An early Boston ballplayer recalled that some pioneers responded to the problem of baseballs that "would not last through a game" by swaddling the innards in two covers. Gradually, however, ball makers learned how to make the covers tough enough to endure a beating by covering them "with alumdressed horse hide, that being the strongest leather known, being very elastic when water soaked, in which way it was used. The body of the horse being smoother, rounder and harder than that of other animals it follows that the skin would be more even throughout. The alum makes the leather white and may add some strength."

Considering the precious status of the baseball, players went to extraordinary lengths to avoid losing one. "We used but one ball then," remembered one early ballplayer, "and when some strong batter would lose it, the whole gang, including the spectators, would set out to find it. Occasionally some scamp would run away with it, and then there would be all kinds of trouble." Harry Wright, according to the recollections of one of his contemporaries, once waded across a creek and climbed a bluff to retrieve a ball batted by the legendary slugger Gat Stires.

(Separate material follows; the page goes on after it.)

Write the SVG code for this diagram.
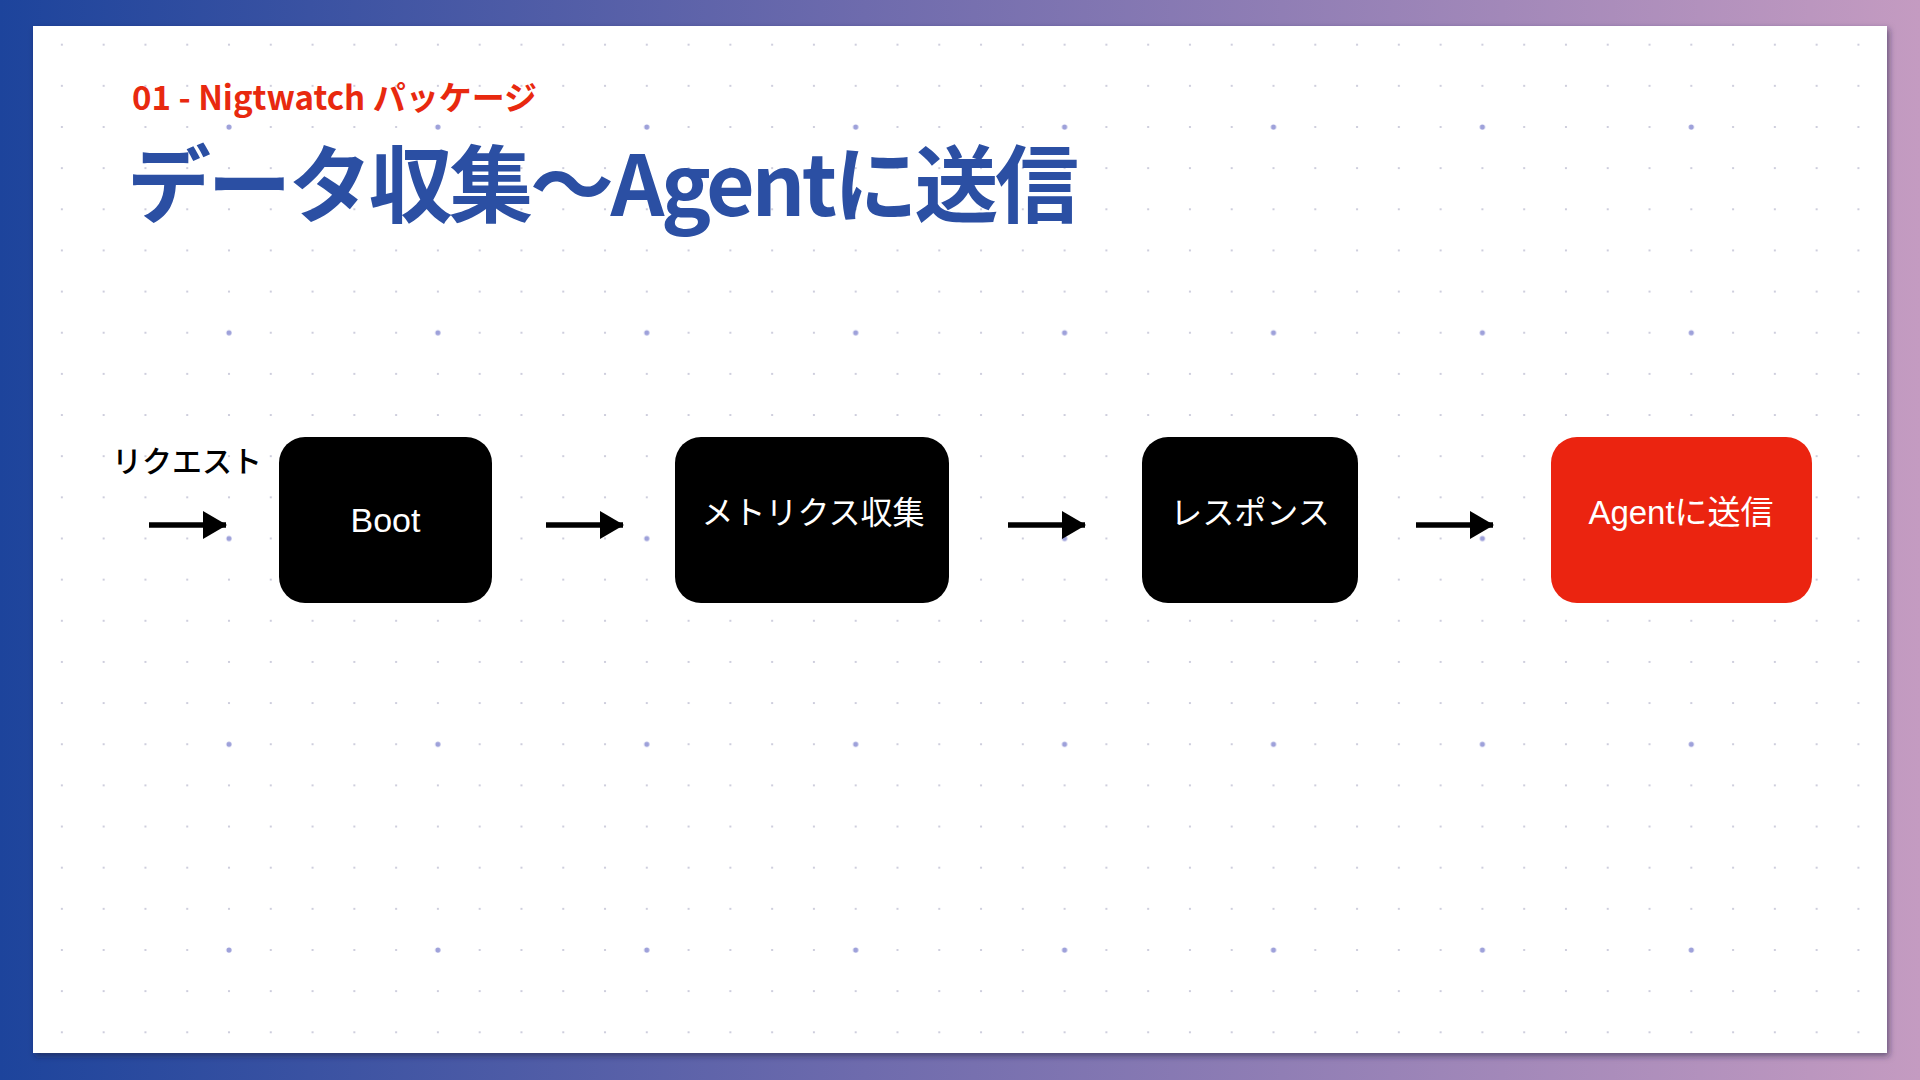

These searches created a golden opportunity for some young fans. One such youngster who grew up in Port Henry, New York, later recalled that games were played on a lot known as the Mineral Ground, which was "situated on a flat piece of ground at the edge of a mighty ravine down which to the waters of Mill Brook there was a regular stream of 'lost balls' rolling on match days, and we boys thought no small beer of ourselves when we had hunted a fine 'bounding rock' out of the hollow and presented same to some great man player like 'Doc' Austin, Mr. Yale, our Principal at the School, Johnny Mack or some other hero of our boyhood days."

Not until 1877 was the syntax of the rulebook changed and the phrase "the base ball" replaced with its plural. Even after it became common to have enough baseballs on hand for games to continue after one was lost, they still represented a considerable expense to ball clubs. The Detroit ballplayer Joe Weiss recalled the situation when he began playing in the 1870s: "When we played a match an agreement was entered into that each club pay for half the ball, which necessitated the levying of an assessment of about six cents on each player."

As scarce commodities, early baseballs were often preserved long after being retired from use. Many decades later, pioneer Milwaukee resident Elisha W. Edgerton presented the city's Old Settlers' Club with "a baseball which the young fellows of Milwaukee used to play with in 1836 on a flat field north and east of the postoffice about where the southeast corner of Milwaukee and Mason streets now is. Mr. Edgerton made the ball himself, and the cover was sewed on by Mrs. Edward Wiesner, wife of the first shoemaker in Milwaukee."

The Knickerbockers' preference for a hard, lively ball proved a key step toward establishing the game as an adult pursuit. At first, as we have seen, the practical difficulty of making and preserving a functional baseball ensured wide variations. But when manufacturing processes improved to the point that greater consistency was possible, the new ball's form added two new complications to the once-simple game.

One was the reality that with a hard ball and no protective equipment, serious injuries could result. Catchers were especially vulnerable, as they had begun to creep closer to the plate to deter opposing base-stealers. A few experimented with gloves, but the typical catcher "had no protection against a foul, excepting sometimes he would hold a slab of India rubber between his teeth to prevent the knocking out of his teeth, if struck in the face." There were reports of catchers being knocked cold by foul balls or of one having to "work through a game with the blood dripping from his bruised hands." Players at other positions were more fortunate, but many of them sported "crooked fingers [that] testify to many a hot grounder and difficult fly." At first such injuries were viewed as badges of courage, but their charm wore off fairly quickly, and by the 1870s players sensibly began to don protective equipment.

The hard, lively balls also brought threats of broken windows and injured passersby, which forced many clubs to move outside the city centers. In Kalamazoo, Michigan, for instance, as soon as the local club switched to harder balls, they were forbidden to play downtown; other similar examples are described later in this chapter. Broken fingers and broken windows thus served as symbols of a more irrevocable break: a break with the simpler days of the past.